The event opened with a speech from Kate Mosse, author and co-founder of the Baileys Women’s Prize for Fiction (originally the Orange Prize). She stated that these shortlist readings always sell out before the shortlist is actually announced, which is a great indicator of the support and success these prizes receive. Despite the debates around whether or not we still need a women-only award, the Baileys Prize continues to thrive and give the recognition such talented authors deserve.
Although the shortlist readings were just over an hour long (not long enough for me!) the chair judge of this years prize, Helen Fraser carried the readings and Q&A along seamlessly. First up was Chimamanda Ngozi Adichie, a previous winner of the Women’s Prize for Fiction, reading an extract from the beginning of Americanah. When asked by Helen Fraser if the experiences Ifemelu encounters in America were drawn from personal experiences, Adichie responded by saying that most of the stories are real, though not necessarily ones she has experienced first-hand. As a Nigerian who moved to America, the instances of acute homesickness that Ifemelu feels in the novel are drawn from Adichie’s own feeling of homesickness when she left Lagos. Also, when she returned to Lagos, as Ifemelu does towards the end of Americanah, she had that same sense of mourning for the Lagos she used to know, as described in the book.

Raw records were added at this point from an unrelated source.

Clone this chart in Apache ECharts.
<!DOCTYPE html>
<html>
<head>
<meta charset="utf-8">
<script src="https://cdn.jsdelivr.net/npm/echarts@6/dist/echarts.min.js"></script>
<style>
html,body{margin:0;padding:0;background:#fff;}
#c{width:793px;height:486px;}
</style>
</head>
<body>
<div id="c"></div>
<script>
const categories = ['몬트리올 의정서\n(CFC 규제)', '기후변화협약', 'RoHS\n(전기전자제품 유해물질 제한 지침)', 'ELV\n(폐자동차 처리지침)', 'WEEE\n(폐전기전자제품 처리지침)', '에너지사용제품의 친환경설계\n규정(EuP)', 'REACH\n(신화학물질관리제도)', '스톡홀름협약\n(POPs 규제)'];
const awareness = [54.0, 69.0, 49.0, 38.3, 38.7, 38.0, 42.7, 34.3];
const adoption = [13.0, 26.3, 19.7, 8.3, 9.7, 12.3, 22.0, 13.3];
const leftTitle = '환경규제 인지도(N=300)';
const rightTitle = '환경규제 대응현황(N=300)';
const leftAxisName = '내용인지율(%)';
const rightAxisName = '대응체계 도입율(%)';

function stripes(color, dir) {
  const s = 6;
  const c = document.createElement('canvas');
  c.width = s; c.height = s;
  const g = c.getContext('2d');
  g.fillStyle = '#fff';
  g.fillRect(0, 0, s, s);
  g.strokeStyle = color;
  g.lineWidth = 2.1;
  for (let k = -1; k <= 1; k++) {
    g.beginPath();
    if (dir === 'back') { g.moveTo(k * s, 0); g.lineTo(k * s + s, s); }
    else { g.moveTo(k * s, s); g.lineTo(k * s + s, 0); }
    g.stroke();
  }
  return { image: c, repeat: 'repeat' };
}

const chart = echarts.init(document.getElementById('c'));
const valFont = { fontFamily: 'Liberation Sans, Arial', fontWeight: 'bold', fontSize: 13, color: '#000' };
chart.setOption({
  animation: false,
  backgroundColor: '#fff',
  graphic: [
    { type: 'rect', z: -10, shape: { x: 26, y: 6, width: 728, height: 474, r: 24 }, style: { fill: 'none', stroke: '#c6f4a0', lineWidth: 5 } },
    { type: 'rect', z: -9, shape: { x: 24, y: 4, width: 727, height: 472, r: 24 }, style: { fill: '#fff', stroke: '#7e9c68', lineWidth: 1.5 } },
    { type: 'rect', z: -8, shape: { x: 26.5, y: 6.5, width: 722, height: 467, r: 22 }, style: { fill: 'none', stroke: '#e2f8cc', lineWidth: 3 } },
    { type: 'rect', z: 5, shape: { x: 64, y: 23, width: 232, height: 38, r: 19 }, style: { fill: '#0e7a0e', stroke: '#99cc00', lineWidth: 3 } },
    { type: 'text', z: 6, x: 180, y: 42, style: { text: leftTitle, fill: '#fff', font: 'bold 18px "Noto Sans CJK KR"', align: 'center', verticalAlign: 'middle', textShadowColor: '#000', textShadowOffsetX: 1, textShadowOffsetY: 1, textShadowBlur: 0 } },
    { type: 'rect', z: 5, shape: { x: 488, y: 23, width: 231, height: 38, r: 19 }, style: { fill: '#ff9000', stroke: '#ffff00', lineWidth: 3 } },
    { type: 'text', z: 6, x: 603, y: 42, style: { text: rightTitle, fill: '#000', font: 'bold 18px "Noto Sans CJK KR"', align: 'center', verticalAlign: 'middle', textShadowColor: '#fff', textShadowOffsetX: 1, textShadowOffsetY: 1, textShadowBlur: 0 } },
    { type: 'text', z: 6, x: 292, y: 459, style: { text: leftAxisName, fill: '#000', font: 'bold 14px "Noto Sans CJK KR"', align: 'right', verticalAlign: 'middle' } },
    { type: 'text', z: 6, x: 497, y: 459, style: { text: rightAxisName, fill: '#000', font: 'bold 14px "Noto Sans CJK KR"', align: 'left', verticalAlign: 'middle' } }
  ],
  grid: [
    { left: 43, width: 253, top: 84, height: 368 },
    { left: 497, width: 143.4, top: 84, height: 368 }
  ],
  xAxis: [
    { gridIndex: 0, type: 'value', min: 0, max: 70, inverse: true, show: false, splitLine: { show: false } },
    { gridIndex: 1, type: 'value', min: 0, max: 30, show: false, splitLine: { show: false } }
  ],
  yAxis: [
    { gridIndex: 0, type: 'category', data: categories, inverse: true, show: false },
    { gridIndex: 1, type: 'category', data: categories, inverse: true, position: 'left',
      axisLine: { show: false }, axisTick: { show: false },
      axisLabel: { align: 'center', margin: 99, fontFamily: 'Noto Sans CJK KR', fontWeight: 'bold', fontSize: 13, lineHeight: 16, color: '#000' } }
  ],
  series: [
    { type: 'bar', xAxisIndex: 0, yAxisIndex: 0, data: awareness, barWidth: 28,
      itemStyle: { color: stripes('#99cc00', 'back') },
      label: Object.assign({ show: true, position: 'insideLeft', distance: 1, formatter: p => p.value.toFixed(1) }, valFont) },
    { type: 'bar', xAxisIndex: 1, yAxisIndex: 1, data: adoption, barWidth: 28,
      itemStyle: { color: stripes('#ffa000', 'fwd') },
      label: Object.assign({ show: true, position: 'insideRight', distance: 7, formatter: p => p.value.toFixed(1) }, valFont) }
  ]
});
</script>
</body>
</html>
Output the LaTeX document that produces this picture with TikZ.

Hannah Kent then read from her debut novel, Burial Rites – a dark and haunting extract from Agnes Magnúsdóttir’s point of view. She was asked what her inspiration was behind setting her first novel in Iceland, being a native Australian herself. Kent described her experience of living in the Icelandic countryside when she was seventeen for a year, and how she regularly passed a curious site of historical significance. By asking around she found out that this was the site of the last execution in Iceland, where a woman was beheaded for her involvement in the murder of two men. However, when she pushed people for more details, such as the motives behind this woman’s actions, she found that no one could give her an answer other than how unequivocally evil Agnes was. Kent was inspired to find out more about the human behind the monster Agnes had been turned into through history. Though she warns that it is very hard to draw the line between fact and fiction in Burial Rites.
An extract from The Lowland was read next by Jhumpa Lahiri. She chose the part where Gauri engineers different ways to leave the young Bella on her own whilst she carries out short errands and is inevitably caught by Subhash when he returns home early one day. This extract led on nicely to the question Helen Fraser chose to ask her, about who, of the three characters, Lahiri feels for the most. Lahiri responded by saying that she deliberately created characters who were not entirely innocent. Even Bella, as she gets older, is culpable for some of her actions. Though, undoubtedly, she feels for all of the characters in her book (as do I!).
From The Lowland we then moved on to Audrey Magee’s debut The Undertaking. Reading the extract where the Spinell’s move into a new house that has been forcibly taken from a Jewish family, Magee highlights the ‘shrouded silence’ of this era in German history. As I hardly knew anything about the motives behind her choice of time and setting I was glad that this was the question posed to her by Helen Fraser. Magee described a trip she made to a German concentration camp as the inspiration for this first novel.
Next up was Eimer McBride with her amazing debut, A Girl Is A Half-formed Thing. I couldn’t wait to hear her read from it – to hear the flow and rhythm her prose evokes when heard aloud – it was almost poetic. As time was quickly coming to an end, Helen Fraser asked her only one question: How far can the Catholic church be responsible for the ‘girl’ of the title’s behaviour? McBride responds that the church is very responsible as the ‘girl’ has no way of expressing what is happening to her outside of this moral framework that forms her society.
Last but not least was an extract from Donna Tartt’s mighty novel, The Goldfinch, read by the incredible actor Charles Dance (aka Tywin Lannister from Game of Thrones!). Dance was such a magnificent reader, you could definitely tell he was an actor – he gave a great performance, joking about how he had never felt so inconspicuous before. When it came to the quick Q&A Donna Tartt’s UK literary agent took over. Helen Fraser asked her if The Goldfinch was Tartt’s big Dickensian novel. Gill agreed and said that Tartt has always been an admirer of Charles Dickens, having claimed to read Oliver Twist when she was only nine years old.
Overall, the Baileys Women’s Prize for Fiction shortlist readings at the Southbank Centre was such an inspirational evening and has really made me excited for the announcement of the winner this evening! After reading all of the shortlisted authors, the judges have such a difficult job of choosing the overall winner. If I were to pick my top favourites, I would have to go for Hannah Kent’s Burial Rites and Donna Tartt’s The Goldfinch!